:: Information shown ::

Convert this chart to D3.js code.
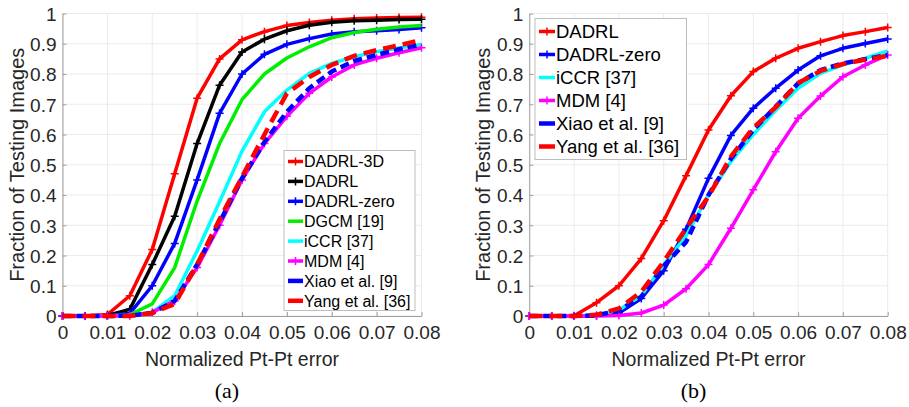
<!DOCTYPE html>
<html>
<head>
<meta charset="utf-8">
<script src="https://cdn.jsdelivr.net/npm/d3@7"></script>
<style>
  body { margin: 0; background: #fff; }
  svg { display: block; }
</style>
</head>
<body>
<div id="container"></div>
<script>
// x positions of the samples (normalized error)
const errs = [0, 0.005, 0.01, 0.015, 0.02, 0.025, 0.03, 0.035, 0.04, 0.045, 0.05, 0.055, 0.06, 0.065, 0.07, 0.075, 0.08];
const xTicks = [0, 0.01, 0.02, 0.03, 0.04, 0.05, 0.06, 0.07, 0.08];
const yTicks = [0, 0.1, 0.2, 0.3, 0.4, 0.5, 0.6, 0.7, 0.8, 0.9, 1];

// panel (a)
const namesA = ['DADRL-3D', 'DADRL', 'DADRL-zero', 'DGCM [19]', 'iCCR [37]', 'MDM [4]', 'Xiao et al. [9]', 'Yang et al. [36]'];
const colorsA = ['#ff0000', '#000000', '#0000ff', '#00ee00', '#00ffff', '#ff00ff', '#0000ff', '#ff0000'];
const a_dadrl3d = [0, 0, 0.005, 0.067, 0.22, 0.47, 0.72, 0.85, 0.913, 0.94, 0.96, 0.97, 0.978, 0.983, 0.985, 0.987, 0.988];
const a_dadrl = [0, 0, 0.002, 0.022, 0.17, 0.33, 0.57, 0.763, 0.873, 0.915, 0.943, 0.961, 0.971, 0.976, 0.978, 0.98, 0.981];
const a_zero = [0, 0, 0, 0.009, 0.10, 0.24, 0.45, 0.67, 0.80, 0.865, 0.898, 0.917, 0.932, 0.94, 0.943, 0.947, 0.953];
const a_dgcm = [0, 0, 0, 0.004, 0.04, 0.16, 0.38, 0.57, 0.715, 0.8, 0.853, 0.89, 0.92, 0.937, 0.948, 0.955, 0.96];
const a_iccr = [0, 0, 0, 0.001, 0.013, 0.067, 0.215, 0.378, 0.545, 0.675, 0.747, 0.802, 0.835, 0.857, 0.874, 0.886, 0.898];
const a_mdm = [0, 0, 0, 0.001, 0.012, 0.05, 0.16, 0.30, 0.45, 0.57, 0.66, 0.736, 0.79, 0.83, 0.852, 0.87, 0.887];
const a_xiao = [0, 0, 0, 0.001, 0.01, 0.05, 0.17, 0.31, 0.455, 0.575, 0.675, 0.753, 0.808, 0.843, 0.863, 0.882, 0.898];
const a_yang = [0, 0, 0, 0, 0.01, 0.04, 0.17, 0.32, 0.46, 0.60, 0.736, 0.79, 0.83, 0.86, 0.879, 0.895, 0.912];

// panel (b)
const namesB = ['DADRL', 'DADRL-zero', 'iCCR [37]', 'MDM [4]', 'Xiao et al. [9]', 'Yang et al. [36]'];
const colorsB = ['#ff0000', '#0000ff', '#00ffff', '#ff00ff', '#0000ff', '#ff0000'];
const b_dadrl = [0, 0, 0.001, 0.044, 0.10, 0.19, 0.315, 0.464, 0.615, 0.728, 0.808, 0.852, 0.885, 0.907, 0.927, 0.94, 0.954];
const b_zero = [0, 0, 0, 0.002, 0.01, 0.058, 0.15, 0.287, 0.455, 0.597, 0.687, 0.753, 0.813, 0.86, 0.885, 0.901, 0.916];
const b_iccr = [0, 0, 0, 0.003, 0.02, 0.068, 0.17, 0.265, 0.40, 0.51, 0.60, 0.68, 0.753, 0.802, 0.83, 0.852, 0.876];
const b_mdm = [0, 0, 0, 0, 0.002, 0.01, 0.036, 0.09, 0.17, 0.29, 0.417, 0.543, 0.654, 0.727, 0.791, 0.83, 0.863];
const b_xiao = [0, 0, 0, 0.002, 0.018, 0.063, 0.165, 0.245, 0.40, 0.52, 0.615, 0.692, 0.769, 0.813, 0.835, 0.849, 0.863];
const b_yang = [0, 0, 0, 0.004, 0.025, 0.08, 0.18, 0.29, 0.395, 0.527, 0.622, 0.69, 0.77, 0.81, 0.833, 0.848, 0.86];

const sans = 'Liberation Sans, Arial, Helvetica, sans-serif';
const textCol = '#262626';

const svg = d3.select('#container')
    .append('svg')
    .attr('width', 909)
    .attr('height', 407);

// line kind per legend name: dashed or with '+' markers
const dashes = { 'Xiao et al. [9]': '9,5', 'Yang et al. [36]': '13,7' };
const marked = ['DADRL-3D', 'DADRL', 'DADRL-zero', 'MDM [4]'];

function panel(opt) {
    const x = d3.scaleLinear().domain([0, 0.08]).range([opt.x0, opt.x1]);
    const y = d3.scaleLinear().domain([0, 1]).range([316, 13.5]);
    const g = svg.append('g');

    const series = opt.names.map((n, i) => ({
        name: n, values: opt.values[i], c: opt.colors[i],
        dash: dashes[n] || null, mark: marked.includes(n)
    }));

    // grid
    g.append('g')
        .selectAll('line')
        .data(xTicks)
        .enter()
        .append('line')
        .attr('x1', d => x(d)).attr('x2', d => x(d))
        .attr('y1', y(0)).attr('y2', y(1))
        .attr('stroke', '#ebebeb').attr('stroke-width', 1);
    g.append('g')
        .selectAll('line')
        .data(yTicks)
        .enter()
        .append('line')
        .attr('x1', x(0)).attr('x2', x(0.08))
        .attr('y1', d => y(d)).attr('y2', d => y(d))
        .attr('stroke', '#ebebeb').attr('stroke-width', 1);

    // axes
    const xAxis = g.append('g')
        .attr('transform', `translate(0,${y(0)})`)
        .call(d3.axisBottom(x).tickValues(xTicks).tickSizeInner(-4).tickSizeOuter(0).tickPadding(10)
            .tickFormat(d => d === 0 ? '0' : d3.format('.2f')(d)));
    const yAxis = g.append('g')
        .attr('transform', `translate(${x(0)},0)`)
        .call(d3.axisLeft(y).tickValues(yTicks).tickSizeInner(-4).tickSizeOuter(0).tickPadding(6)
            .tickFormat(d => d === 0 || d === 1 ? d3.format('d')(d) : d3.format('.1f')(d)));
    [xAxis, yAxis].forEach(ax => {
        ax.select('.domain').attr('stroke', '#a0a0a0');
        ax.selectAll('.tick line').attr('stroke', '#a0a0a0');
        ax.selectAll('text')
            .attr('font-family', sans)
            .attr('font-size', 19)
            .attr('fill', textCol);
    });
    yAxis.selectAll('text').attr('dy', '0.36em');

    // curves
    const line = d3.line()
        .x((d, i) => x(errs[i]))
        .y(d => y(d));
    series.forEach(s => {
        g.append('path')
            .datum(s.values)
            .attr('d', line)
            .attr('fill', 'none')
            .attr('stroke', s.c)
            .attr('stroke-width', s.dash ? 4.5 : 3.5)
            .attr('stroke-dasharray', s.dash)
            .attr('stroke-linejoin', 'round');
        if (s.mark) {
            g.append('g')
                .selectAll('path')
                .data(s.values)
                .enter()
                .append('path')
                .attr('d', (d, i) => {
                    const px = x(errs[i]), py = y(d);
                    return `M${px - 4},${py}H${px + 4}M${px},${py - 4}V${py + 4}`;
                })
                .attr('stroke', s.c)
                .attr('stroke-width', 1.5);
        }
    });

    // axis titles
    g.append('text')
        .attr('x', (opt.x0 + opt.x1) / 2)
        .attr('y', 366)
        .attr('text-anchor', 'middle')
        .attr('font-family', sans)
        .attr('font-size', 19.5)
        .attr('fill', textCol)
        .text('Normalized Pt-Pt error');
    g.append('text')
        .attr('transform', `translate(${opt.x0 - 39},${y(0.5)}) rotate(-90)`)
        .attr('text-anchor', 'middle')
        .attr('font-family', sans)
        .attr('font-size', 20)
        .attr('fill', textCol)
        .text('Fraction of Testing Images');

    // caption
    g.append('text')
        .attr('x', (opt.x0 + opt.x1) / 2 - 15)
        .attr('y', 398)
        .attr('text-anchor', 'middle')
        .attr('font-family', 'Liberation Serif, DejaVu Serif, serif')
        .attr('font-size', 22)
        .attr('fill', '#000')
        .text(opt.caption);

    // legend
    const lg = opt.legend;
    const leg = g.append('g');
    leg.append('rect')
        .attr('x', lg.x).attr('y', lg.y)
        .attr('width', lg.w).attr('height', lg.h)
        .attr('fill', '#fff')
        .attr('stroke', '#bdbdbd')
        .attr('stroke-width', 1);
    const rows = leg.selectAll('g.row')
        .data(series)
        .enter()
        .append('g')
        .attr('transform', (d, i) => `translate(${lg.x},${lg.y + lg.first + i * lg.step})`);
    rows.append('line')
        .attr('x1', 4).attr('x2', lg.sample)
        .attr('y1', 0).attr('y2', 0)
        .attr('stroke', d => d.c)
        .attr('stroke-width', d => d.dash ? 4.5 : 3.5);
    const mid = (4 + lg.sample) / 2;
    rows.filter(d => d.mark)
        .append('path')
        .attr('d', `M${mid - 4},0H${mid + 4}M${mid},-4V4`)
        .attr('stroke', d => d.c)
        .attr('stroke-width', 1.5);
    rows.append('text')
        .attr('x', lg.sample + 1)
        .attr('dy', '0.36em')
        .attr('font-family', sans)
        .attr('font-size', lg.font)
        .attr('fill', '#000')
        .text(d => d.name);
}

panel({
    x0: 62.5, x1: 421.5, caption: '(a)',
    names: namesA, colors: colorsA,
    values: [a_dadrl3d, a_dadrl, a_zero, a_dgcm, a_iccr, a_mdm, a_xiao, a_yang],
    legend: { x: 284, y: 150.5, w: 131, h: 160, first: 11, step: 19.9, sample: 19, font: 16 }
});

panel({
    x0: 529.3, x1: 887.7, caption: '(b)',
    names: namesB, colors: colorsB,
    values: [b_dadrl, b_zero, b_iccr, b_mdm, b_xiao, b_yang],
    legend: { x: 535, y: 18.5, w: 151.5, h: 141, first: 13, step: 23, sample: 20, font: 18.5 }
});
</script>
</body>
</html>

:::

Work to be completed:
From the first line above down to the line with "0.8, 0.9, 1];", reproduce every line and no others, omitting pictures.

Written answer:
Convert this chart to D3.js code.
<!DOCTYPE html>
<html>
<head>
<meta charset="utf-8">
<script src="https://cdn.jsdelivr.net/npm/d3@7"></script>
<style>
  body { margin: 0; background: #fff; }
  svg { display: block; }
</style>
</head>
<body>
<div id="container"></div>
<script>
// x positions of the samples (normalized error)
const errs = [0, 0.005, 0.01, 0.015, 0.02, 0.025, 0.03, 0.035, 0.04, 0.045, 0.05, 0.055, 0.06, 0.065, 0.07, 0.075, 0.08];
const xTicks = [0, 0.01, 0.02, 0.03, 0.04, 0.05, 0.06, 0.07, 0.08];
const yTicks = [0, 0.1, 0.2, 0.3, 0.4, 0.5, 0.6, 0.7, 0.8, 0.9, 1];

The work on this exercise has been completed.